The implications of this classification are significant and wide-ranging. Firstly, these tokens would become ineligible for trading on US exchanges, impacting their liquidity and accessibility. Moreover, there is a possibility that these tokens might be delisted from prominent US exchanges like Coinbase and Robinhood in the interim. This regulatory development poses challenges and establishes a precedent that raises concerns within the industry.
It is important to acknowledge that the Howey Test, which serves as the foundation for these determinations, was established in 1946 and may not fully address the complexities of the evolving digital asset landscape. Miles Deutscher’s analysis highlights the limitations of applying a precedent established over seven decades ago to this new and innovative asset class. The approach taken by the United States in this matter may require further examination to ensure a nuanced and forward-looking regulatory environment.
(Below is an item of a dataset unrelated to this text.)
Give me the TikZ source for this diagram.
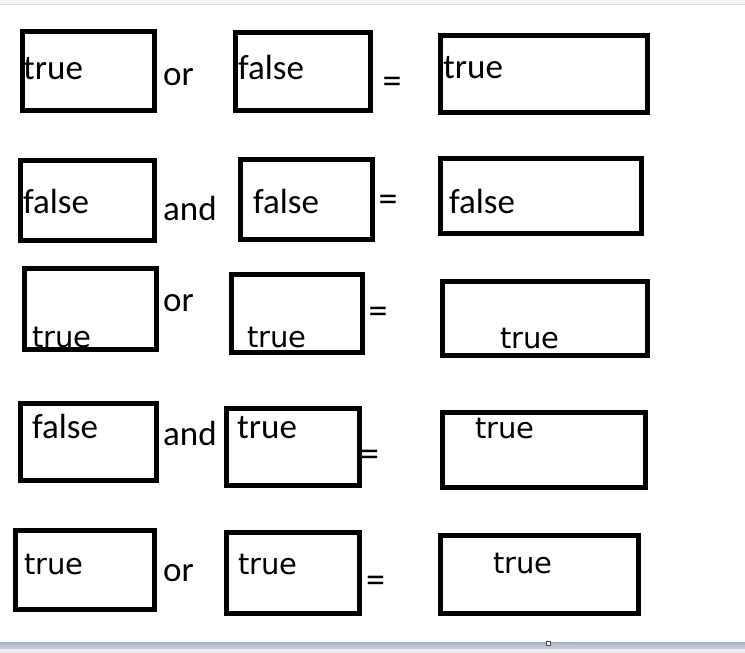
\documentclass[tikz,border=0pt]{standalone}
\usepackage{xcolor}
\usepackage{fontspec}
\setmainfont{Carlito}
\newfontfamily\dejavu{DejaVu Sans}
\definecolor{topbar}{HTML}{F2F3F5}
\definecolor{topline}{HTML}{D6D8DC}
\definecolor{bartop}{HTML}{A6B0C5}
\definecolor{barbot}{HTML}{CBD2DF}
\definecolor{status}{HTML}{EEEEEE}

\begin{document}
\begin{tikzpicture}[x=1pt, y=-1pt,
    box/.style={draw, line width=5pt, inner sep=0pt},
    word/.style={anchor=base west, inner sep=0pt, font=\fontsize{35}{40}\selectfont},
    dword/.style={anchor=base west, inner sep=0pt, font=\dejavu\fontsize{29}{34}\selectfont},
    eq/.style={inner sep=0pt, font=\fontsize{38}{42}\selectfont}
    ]
    \useasboundingbox (0,0) rectangle (745,653);
    % window edges
    \fill[topbar] (0,0) rectangle (745,4);
    \draw[topline] (0,4.5) -- (745,4.5);
    \shade[top color=bartop, bottom color=barbot] (0,642) rectangle (745,648.5);
    \fill[status] (0,648.5) rectangle (745,653);
    \draw[fill=white, draw=black!70, line width=0.7pt] (546.5,641.5) rectangle (550.5,645.5);

    % row 1
    \node[word] (t11) at (23,79) {true};
    \node[word] (op1) at (163,85) {or};
    \node[word] (t12) at (238,79) {false};
    \node[eq] (eq1) at (392,85.5) {=};
    \node[word] (t13) at (443,78) {true};
    \node[box, minimum width=132pt, minimum height=79.5pt] (b11) at (88.5,70.75) {};
    \node[box, minimum width=135pt, minimum height=78pt] (b12) at (303,71.5) {};
    \node[box, minimum width=206.5pt, minimum height=77pt] (b13) at (543.75,73.5) {};

    % row 2
    \node[word] (t21) at (23,213) {false};
    \node[word] (op2) at (163,220) {and};
    \node[word] (t22) at (253,213) {false};
    \node[eq] (eq2) at (388,203) {=};
    \node[word] (t23) at (449,213) {false};
    \node[box, minimum width=134pt, minimum height=79.5pt] (b21) at (87.5,200.25) {};
    \node[box, minimum width=132pt, minimum height=80pt] (b22) at (306.5,199.5) {};
    \node[box, minimum width=201pt, minimum height=75pt] (b23) at (541,196) {};

    % row 3
    \node[dword] (t31) at (32,347) {true};
    \node[word] (op3) at (163,311) {or};
    \node[dword] (t32) at (247,347) {true};
    \node[eq] (eq3) at (378,315) {=};
    \node[dword] (t33) at (500,348) {true};
    \node[box, minimum width=132pt, minimum height=81pt] (b31) at (90.5,309) {};
    \node[box, minimum width=131pt, minimum height=78pt] (b32) at (297,313.5) {};
    \node[box, minimum width=205pt, minimum height=74pt] (b33) at (545,318.5) {};

    % row 4
    \node[word] (t41) at (32,438) {false};
    \node[word] (op4) at (163,445) {and};
    \node[word] (t42) at (237,438) {true};
    \node[eq] (eq4) at (369.5,458.5) {=};
    \node[dword] (t43) at (475,438) {true};
    \node[box, minimum width=136pt, minimum height=77pt] (b41) at (88.5,442) {};
    \node[box, minimum width=133pt, minimum height=77pt] (b42) at (293,447) {};
    \node[box, minimum width=203pt, minimum height=75pt] (b43) at (544,450) {};

    % row 5
    \node[dword] (t51) at (24,574) {true};
    \node[word] (op5) at (163,581) {or};
    \node[dword] (t52) at (238,574) {true};
    \node[eq] (eq5) at (375.5,584.5) {=};
    \node[dword] (t53) at (493,573) {true};
    \node[box, minimum width=139pt, minimum height=79pt] (b51) at (85,570) {};
    \node[box, minimum width=133pt, minimum height=81pt] (b52) at (293,573) {};
    \node[box, minimum width=198pt, minimum height=78pt] (b53) at (539.5,574.5) {};
  \end{tikzpicture}
\end{document}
Looking beyond the United States, Miles Deutscher suggests that other nations adopt a progressive approach to cryptocurrency regulation. Notably, countries such as the United Arab Emirates, the United Kingdom, and Australia have shown positive and thoughtful developments in this regard.
Amidst this evolving landscape, regulatory clarity becomes crucial. The current development and future growth of the industry rely on clear guidelines that effectively integrate cryptocurrencies into the financial system. While formulating these guidelines may take time, it is essential for stakeholders to stay informed and prepared for the path ahead, as highlighted by Miles Deutscher’s comprehensive analysis.